Raad received the award at a ceremony in New York last week, co-hosted by the Hasselblad Foundation and the Consulate General of Sweden in New York. The prize consists of $150,000, a diploma, and a gold medal. An exhibition of his work, Walid Raad – 2011 Hasselblad Award Winner, will open on Nov. 12, 2011, at the Hasselblad Center at the Gothenburg Museum of Art, Sweden, where the foundation's main office is located. Previous winners of the award, which was established in 1980, include Sophie Calle, Robert Adams, Nan Goldin, and Cindy Sherman.

According to a statement from the foundation: "Walid Raad is one of the most original and singular contemporary artists using photography. He has been widely acclaimed for his project "The Atlas Group," in which Raad generated original ideas about the relationship between documentary photography, archive, and history." The foundation also credits Raad for developing innovative methods of approaching the imagery of war and the way political and social conflict can be explored in art. Named in memory of Victor Hasselblad, the creator of the Hasselblad camera system, and his wife Erna, the foundation aims to promote research and academic teaching in the natural sciences and photography.

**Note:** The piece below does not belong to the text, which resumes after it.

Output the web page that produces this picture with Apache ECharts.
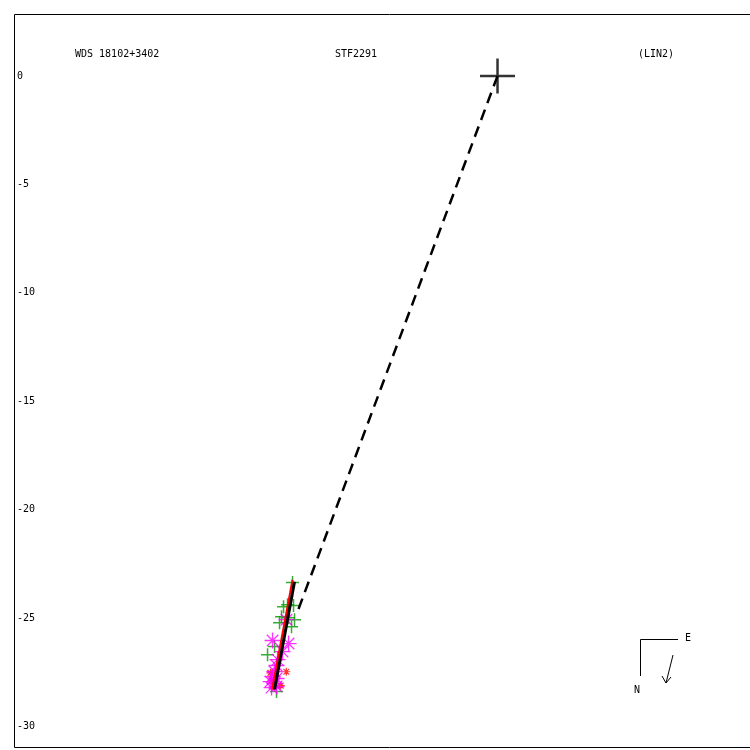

In 1999, Raad established The Atlas Group, a project devoted to researching and documenting the contemporary history of Lebanon. While his work references the brutal realities of daily life in Lebanon during a crucial phase of its history, it also promotes an understanding of how that history is envisioned, narrated, written, and imaged in art. According to Thomas DiPiero, senior associate dean of the humanities at the University, "Walid Raad has been producing some of the most astute, visually captivating representations of conflict in Lebanon. His critical work demonstrates that we can never fully understand a traumatic event, even when we are experiencing it directly." DiPiero was one of Raad's professors in the 1990s when he attended the University of Rochester.

Raad received both his master's ('93) and doctoral degrees ('96) from the University's Graduate Program in Visual and Cultural Studies (VCS). He taught briefly as an adjunct professor in the University's Studio Art program where he also taught introductory photography as a graduate student. Since then, his body of work, which includes video, photography, and literary essays, has gone on to be widely recognized in the art world and within fields connected to cultural studies.

"Walid asks us to confront the things that we set up as incomprehensible, and to try to understand how and why we put them beyond our intellectual grasp. His work is so powerful because it hits you at both an intellectual and an emotional level," said DiPiero.

Raad currently lives in New York and is an associate professor of art at The Cooper Union's School of Art. For more information about the 2011 Hasselblad Award and images by Walid Raad/The Atlas Group visit, http://www.hasselbladfoundation.org/news/en/.

About The Hasselblad Foundation
The Hasselblad Foundation was established in 1979 under the terms of the last will and testament of Dr. Victor Hasselblad and his wife Erna. The purpose of the Foundation is to promote scientific education and research in the natural sciences and photography. This aim is achieved through the awarding of donations and grants for scientific research, an international award in photography, and scholarships and grants for research projects in photography.